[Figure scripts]
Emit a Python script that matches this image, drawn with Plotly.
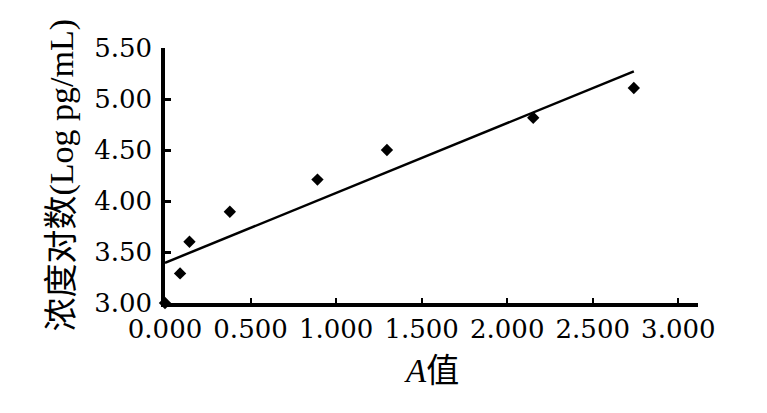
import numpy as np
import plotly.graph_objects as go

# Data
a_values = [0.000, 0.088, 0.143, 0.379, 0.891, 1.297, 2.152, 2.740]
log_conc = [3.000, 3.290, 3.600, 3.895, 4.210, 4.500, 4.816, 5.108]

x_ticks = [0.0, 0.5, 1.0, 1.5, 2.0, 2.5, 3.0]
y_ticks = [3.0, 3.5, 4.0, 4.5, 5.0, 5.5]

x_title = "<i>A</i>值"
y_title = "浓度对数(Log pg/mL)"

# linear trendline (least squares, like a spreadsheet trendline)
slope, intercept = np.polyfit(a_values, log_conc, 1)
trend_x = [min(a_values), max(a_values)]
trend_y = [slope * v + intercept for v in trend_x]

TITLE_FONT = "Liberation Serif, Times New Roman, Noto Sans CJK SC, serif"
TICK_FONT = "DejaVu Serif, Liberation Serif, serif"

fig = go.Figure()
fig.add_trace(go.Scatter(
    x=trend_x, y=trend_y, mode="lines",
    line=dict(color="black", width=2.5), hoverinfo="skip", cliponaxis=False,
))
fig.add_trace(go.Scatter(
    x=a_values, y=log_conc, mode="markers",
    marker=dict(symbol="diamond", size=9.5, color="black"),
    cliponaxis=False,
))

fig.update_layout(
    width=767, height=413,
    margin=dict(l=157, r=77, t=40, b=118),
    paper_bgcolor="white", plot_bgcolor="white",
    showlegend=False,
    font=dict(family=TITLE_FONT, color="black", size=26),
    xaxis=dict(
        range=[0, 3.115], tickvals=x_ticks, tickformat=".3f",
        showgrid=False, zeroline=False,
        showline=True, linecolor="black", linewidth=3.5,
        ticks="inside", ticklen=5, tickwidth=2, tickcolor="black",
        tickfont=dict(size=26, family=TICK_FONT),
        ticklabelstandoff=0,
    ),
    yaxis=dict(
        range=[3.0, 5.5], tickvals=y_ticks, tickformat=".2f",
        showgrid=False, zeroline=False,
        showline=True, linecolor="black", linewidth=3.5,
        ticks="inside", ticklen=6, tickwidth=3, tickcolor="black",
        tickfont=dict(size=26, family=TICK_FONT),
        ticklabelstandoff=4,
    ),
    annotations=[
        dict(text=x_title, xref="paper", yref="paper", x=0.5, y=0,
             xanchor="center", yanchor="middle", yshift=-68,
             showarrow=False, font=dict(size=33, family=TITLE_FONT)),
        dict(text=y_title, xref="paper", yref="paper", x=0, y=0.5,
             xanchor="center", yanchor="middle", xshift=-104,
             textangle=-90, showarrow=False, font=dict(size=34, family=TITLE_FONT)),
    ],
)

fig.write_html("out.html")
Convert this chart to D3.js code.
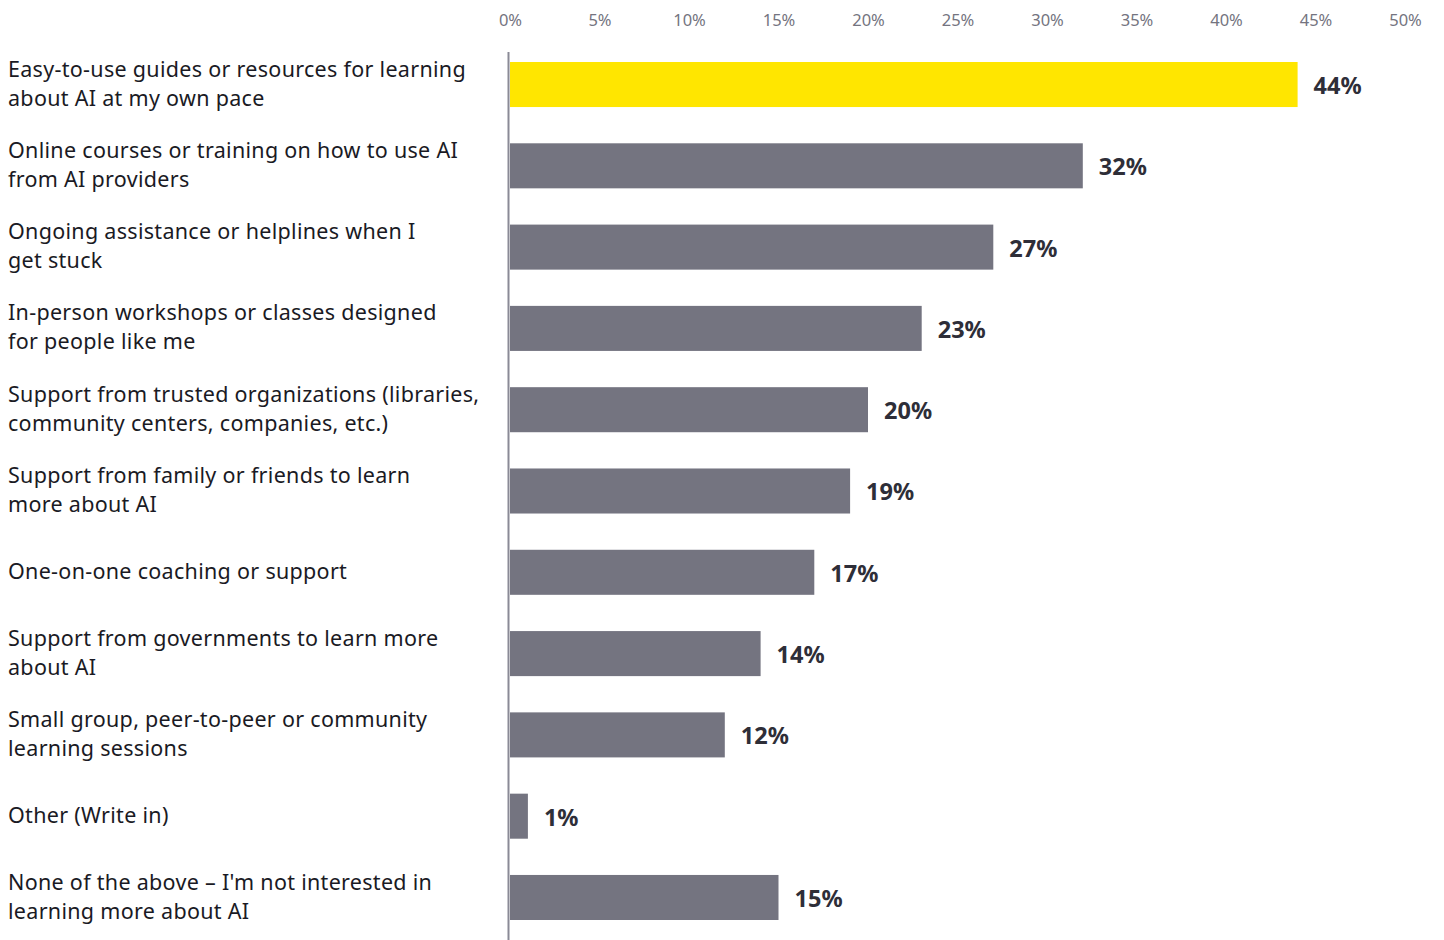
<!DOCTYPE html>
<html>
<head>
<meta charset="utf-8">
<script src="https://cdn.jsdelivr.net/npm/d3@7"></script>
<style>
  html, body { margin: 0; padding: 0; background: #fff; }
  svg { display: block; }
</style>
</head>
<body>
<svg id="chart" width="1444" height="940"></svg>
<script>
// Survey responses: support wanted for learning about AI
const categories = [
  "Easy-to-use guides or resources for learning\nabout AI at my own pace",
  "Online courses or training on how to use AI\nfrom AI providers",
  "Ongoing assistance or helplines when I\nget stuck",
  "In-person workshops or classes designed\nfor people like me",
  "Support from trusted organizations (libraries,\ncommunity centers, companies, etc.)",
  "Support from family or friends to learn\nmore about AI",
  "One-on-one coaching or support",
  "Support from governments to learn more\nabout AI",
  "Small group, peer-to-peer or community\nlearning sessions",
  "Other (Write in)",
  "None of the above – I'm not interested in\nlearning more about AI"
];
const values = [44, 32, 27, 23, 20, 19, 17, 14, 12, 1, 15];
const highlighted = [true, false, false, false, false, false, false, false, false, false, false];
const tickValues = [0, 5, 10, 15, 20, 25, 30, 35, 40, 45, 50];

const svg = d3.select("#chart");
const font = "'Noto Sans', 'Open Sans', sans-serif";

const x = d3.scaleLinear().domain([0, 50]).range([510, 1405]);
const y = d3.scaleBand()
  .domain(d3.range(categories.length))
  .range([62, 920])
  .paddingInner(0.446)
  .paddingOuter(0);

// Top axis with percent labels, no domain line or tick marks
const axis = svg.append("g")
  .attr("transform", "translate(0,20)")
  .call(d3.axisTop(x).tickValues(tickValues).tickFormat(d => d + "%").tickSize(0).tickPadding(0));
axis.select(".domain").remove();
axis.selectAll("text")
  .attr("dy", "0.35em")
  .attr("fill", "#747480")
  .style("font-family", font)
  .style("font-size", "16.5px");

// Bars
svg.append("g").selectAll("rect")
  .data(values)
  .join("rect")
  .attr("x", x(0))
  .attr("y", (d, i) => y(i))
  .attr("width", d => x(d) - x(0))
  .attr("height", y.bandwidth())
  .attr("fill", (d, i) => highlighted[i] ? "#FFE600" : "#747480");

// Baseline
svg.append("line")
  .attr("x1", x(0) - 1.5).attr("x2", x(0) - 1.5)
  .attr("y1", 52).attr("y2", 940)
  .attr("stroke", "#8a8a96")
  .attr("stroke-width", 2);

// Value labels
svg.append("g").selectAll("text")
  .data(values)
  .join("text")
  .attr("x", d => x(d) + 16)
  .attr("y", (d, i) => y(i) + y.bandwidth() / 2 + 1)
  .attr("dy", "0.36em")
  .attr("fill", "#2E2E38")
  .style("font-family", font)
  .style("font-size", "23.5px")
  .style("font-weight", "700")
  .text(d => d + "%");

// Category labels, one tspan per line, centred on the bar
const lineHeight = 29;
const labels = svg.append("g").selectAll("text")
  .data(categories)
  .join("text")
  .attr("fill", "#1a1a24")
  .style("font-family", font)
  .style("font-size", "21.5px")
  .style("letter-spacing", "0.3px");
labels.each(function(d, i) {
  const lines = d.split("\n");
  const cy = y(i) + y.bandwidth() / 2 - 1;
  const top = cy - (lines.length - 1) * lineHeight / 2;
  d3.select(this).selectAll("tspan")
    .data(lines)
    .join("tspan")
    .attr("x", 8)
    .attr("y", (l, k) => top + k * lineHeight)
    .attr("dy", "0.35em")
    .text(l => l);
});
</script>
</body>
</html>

• **AIM OF THE EXERCISE**: All of the data needs repeating exactly, but the pictures do not.

• **THE SOLUTION**:
Emit a Python script that matches this image, drawn with Plotly.
import numpy as np
import plotly.graph_objects as go

# Data
a_values = [0.000, 0.088, 0.143, 0.379, 0.891, 1.297, 2.152, 2.740]
log_conc = [3.000, 3.290, 3.600, 3.895, 4.210, 4.500, 4.816, 5.108]

x_ticks = [0.0, 0.5, 1.0, 1.5, 2.0, 2.5, 3.0]
y_ticks = [3.0, 3.5, 4.0, 4.5, 5.0, 5.5]

x_title = "<i>A</i>值"
y_title = "浓度对数(Log pg/mL)"

# linear trendline (least squares, like a spreadsheet trendline)
slope, intercept = np.polyfit(a_values, log_conc, 1)
trend_x = [min(a_values), max(a_values)]
trend_y = [slope * v + intercept for v in trend_x]

TITLE_FONT = "Liberation Serif, Times New Roman, Noto Sans CJK SC, serif"
TICK_FONT = "DejaVu Serif, Liberation Serif, serif"

fig = go.Figure()
fig.add_trace(go.Scatter(
    x=trend_x, y=trend_y, mode="lines",
    line=dict(color="black", width=2.5), hoverinfo="skip", cliponaxis=False,
))
fig.add_trace(go.Scatter(
    x=a_values, y=log_conc, mode="markers",
    marker=dict(symbol="diamond", size=9.5, color="black"),
    cliponaxis=False,
))

fig.update_layout(
    width=767, height=413,
    margin=dict(l=157, r=77, t=40, b=118),
    paper_bgcolor="white", plot_bgcolor="white",
    showlegend=False,
    font=dict(family=TITLE_FONT, color="black", size=26),
    xaxis=dict(
        range=[0, 3.115], tickvals=x_ticks, tickformat=".3f",
        showgrid=False, zeroline=False,
        showline=True, linecolor="black", linewidth=3.5,
        ticks="inside", ticklen=5, tickwidth=2, tickcolor="black",
        tickfont=dict(size=26, family=TICK_FONT),
        ticklabelstandoff=0,
    ),
    yaxis=dict(
        range=[3.0, 5.5], tickvals=y_ticks, tickformat=".2f",
        showgrid=False, zeroline=False,
        showline=True, linecolor="black", linewidth=3.5,
        ticks="inside", ticklen=6, tickwidth=3, tickcolor="black",
        tickfont=dict(size=26, family=TICK_FONT),
        ticklabelstandoff=4,
    ),
    annotations=[
        dict(text=x_title, xref="paper", yref="paper", x=0.5, y=0,
             xanchor="center", yanchor="middle", yshift=-68,
             showarrow=False, font=dict(size=33, family=TITLE_FONT)),
        dict(text=y_title, xref="paper", yref="paper", x=0, y=0.5,
             xanchor="center", yanchor="middle", xshift=-104,
             textangle=-90, showarrow=False, font=dict(size=34, family=TITLE_FONT)),
    ],
)

fig.write_html("out.html")
Convert this chart to D3.js code.
<!DOCTYPE html>
<html>
<head>
<meta charset="utf-8">
<script src="https://cdn.jsdelivr.net/npm/d3@7"></script>
<style>
  html, body { margin: 0; padding: 0; background: #fff; }
  svg { display: block; }
</style>
</head>
<body>
<svg id="chart" width="1444" height="940"></svg>
<script>
// Survey responses: support wanted for learning about AI
const categories = [
  "Easy-to-use guides or resources for learning\nabout AI at my own pace",
  "Online courses or training on how to use AI\nfrom AI providers",
  "Ongoing assistance or helplines when I\nget stuck",
  "In-person workshops or classes designed\nfor people like me",
  "Support from trusted organizations (libraries,\ncommunity centers, companies, etc.)",
  "Support from family or friends to learn\nmore about AI",
  "One-on-one coaching or support",
  "Support from governments to learn more\nabout AI",
  "Small group, peer-to-peer or community\nlearning sessions",
  "Other (Write in)",
  "None of the above – I'm not interested in\nlearning more about AI"
];
const values = [44, 32, 27, 23, 20, 19, 17, 14, 12, 1, 15];
const highlighted = [true, false, false, false, false, false, false, false, false, false, false];
const tickValues = [0, 5, 10, 15, 20, 25, 30, 35, 40, 45, 50];

const svg = d3.select("#chart");
const font = "'Noto Sans', 'Open Sans', sans-serif";

const x = d3.scaleLinear().domain([0, 50]).range([510, 1405]);
const y = d3.scaleBand()
  .domain(d3.range(categories.length))
  .range([62, 920])
  .paddingInner(0.446)
  .paddingOuter(0);

// Top axis with percent labels, no domain line or tick marks
const axis = svg.append("g")
  .attr("transform", "translate(0,20)")
  .call(d3.axisTop(x).tickValues(tickValues).tickFormat(d => d + "%").tickSize(0).tickPadding(0));
axis.select(".domain").remove();
axis.selectAll("text")
  .attr("dy", "0.35em")
  .attr("fill", "#747480")
  .style("font-family", font)
  .style("font-size", "16.5px");

// Bars
svg.append("g").selectAll("rect")
  .data(values)
  .join("rect")
  .attr("x", x(0))
  .attr("y", (d, i) => y(i))
  .attr("width", d => x(d) - x(0))
  .attr("height", y.bandwidth())
  .attr("fill", (d, i) => highlighted[i] ? "#FFE600" : "#747480");

// Baseline
svg.append("line")
  .attr("x1", x(0) - 1.5).attr("x2", x(0) - 1.5)
  .attr("y1", 52).attr("y2", 940)
  .attr("stroke", "#8a8a96")
  .attr("stroke-width", 2);

// Value labels
svg.append("g").selectAll("text")
  .data(values)
  .join("text")
  .attr("x", d => x(d) + 16)
  .attr("y", (d, i) => y(i) + y.bandwidth() / 2 + 1)
  .attr("dy", "0.36em")
  .attr("fill", "#2E2E38")
  .style("font-family", font)
  .style("font-size", "23.5px")
  .style("font-weight", "700")
  .text(d => d + "%");

// Category labels, one tspan per line, centred on the bar
const lineHeight = 29;
const labels = svg.append("g").selectAll("text")
  .data(categories)
  .join("text")
  .attr("fill", "#1a1a24")
  .style("font-family", font)
  .style("font-size", "21.5px")
  .style("letter-spacing", "0.3px");
labels.each(function(d, i) {
  const lines = d.split("\n");
  const cy = y(i) + y.bandwidth() / 2 - 1;
  const top = cy - (lines.length - 1) * lineHeight / 2;
  d3.select(this).selectAll("tspan")
    .data(lines)
    .join("tspan")
    .attr("x", 8)
    .attr("y", (l, k) => top + k * lineHeight)
    .attr("dy", "0.35em")
    .text(l => l);
});
</script>
</body>
</html>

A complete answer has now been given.